Created in 1996 from a meeting between Yann Le Moal, an enthusiastic pastry chef and Denis Pinault, a young businessman, Traiteur de Paris produces cocktail items (canapés, petits fours), prepared accompaniments and high quality pastries and desserts, intended for catering professionals. There are 25 salaried pastry cooks and a team of nine people in the innovation department in Rennes run by pastry chef Yann Le Moal, who prepares recipes every day inspired by craft methods. The group’s 450 employees are split between its two production sites, one at La-Guerche-de-Bretagne (Bretagne) and another at Fécamp (Normandie), and the headquarters in Rennes that house R&D, the support functions and management. The group achieved €45M turnover in 2018 and is targeting €50M in 2019. The ambition is €80M turnover within five years.
Twice as much production capacity
In response to the strong growth recorded in recent years, the Traiteur de Paris has invested €11M in its La-Guerche-de-Bretagne workshops. The 7,800 square metre extension was inaugurated on 26 September 2019. A new cyrogenic freezing tunnel (with nitrogen) has been installed there. This can freeze the product and lower its temperature to -18°C in just a few minutes. The new site also has a new cold plant running on CO2. The goal is to double production from 250,000 items to 500,000 items per day. Traiteur de Paris already offers 350 different recipes and will thus be able to continue to expand its ranges. The workshop also prepares products for other brands (Picard, Lidl, Metro) which account for just under half of the group’s total production. Although Traiteur de Paris does not offer vegan or organic ranges for the moment, the company makes a point of offering quality products, free of GMO and artificial flavourings and made with French flour and free-range eggs. In 2020, the pastry chef will launch a gluten-free molten chocolate cake.
The 150-employee Bretagne production site is planning to create new jobs to support this growth: forty in 2020 and a further forty in the next three years.

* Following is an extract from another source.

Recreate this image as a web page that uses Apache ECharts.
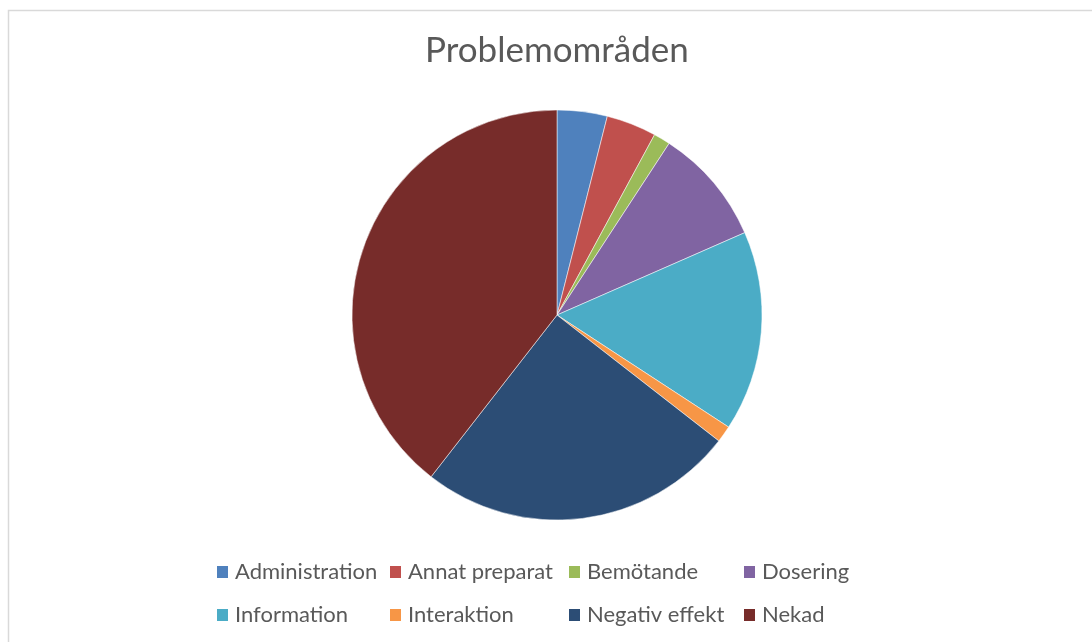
<!DOCTYPE html>
<html>
<head>
<meta charset="utf-8">
<script src="https://cdn.jsdelivr.net/npm/echarts@6/dist/echarts.min.js"></script>
<style>html,body{margin:0;padding:0;background:#fff;}#c{width:1092px;height:642px;}</style>
</head>
<body>
<div id="c"></div>
<script>
const titleText = 'Problemområden';
const categories = ['Administration','Annat preparat','Bemötande','Dosering','Information','Interaktion','Negativ effekt','Nekad'];
const values = [3, 3, 1, 7, 12, 1, 19, 30];
const colors = ['#4F81BD','#C0504D','#9BBB59','#8064A2','#4BACC6','#F79646','#2C4D75','#772C2A'];

const FONT = 'Lato';
const legendCols = [215, 388, 567, 742];
const legendRows = [561, 604];
const legends = categories.map((name, i) => ({
  data: [name],
  left: legendCols[i % 4],
  top: legendRows[Math.floor(i / 4)],
  itemWidth: 13,
  itemHeight: 14,
  icon: 'rect',
  selectedMode: false,
  padding: 0,
  textStyle: { color: '#595959', fontSize: 22, fontFamily: FONT, padding: [0,0,0,1] }
}));

const chart = echarts.init(document.getElementById('c'), null, { renderer: 'canvas' });
chart.setOption({
  animation: false,
  color: colors,
  title: {
    text: titleText,
    left: 425,
    top: 33,
    padding: 0,
    textStyle: { color: '#595959', fontSize: 35, fontWeight: 'normal', fontFamily: FONT }
  },
  graphic: [{
    type: 'rect',
    shape: { x: 8.5, y: 10.5, width: 1200, height: 800 },
    style: { fill: 'none', stroke: '#d9d9d9', lineWidth: 1.5 },
    silent: true
  }],
  legend: legends,
  series: [{
    type: 'pie',
    center: [557, 315],
    radius: 205,
    startAngle: 90,
    clockwise: true,
    label: { show: false },
    labelLine: { show: false },
    emphasis: { disabled: true },
    itemStyle: { borderColor: '#ffffff', borderWidth: 0.5 },
    data: categories.map((n, i) => ({ name: n, value: values[i] }))
  }]
});
</script>
</body>
</html>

Thanks to the freezing technique, which preserves the excellence of its products, the company exports its know-how and products to more than sixty countries on all continents. Exports account for 50% of the group’s business and grew by 20% in 2018. Traiteur de Paris has forged strong partnerships with many chefs around the world and has woven a network of more than 600 partner distributors (France and internationally) which sell its products to food-service professionals: luxury hotel chains (Accor, Sheraton, Hilton), airlines (Air France, American Airlines, Lufthansa), restaurants and coffee shops.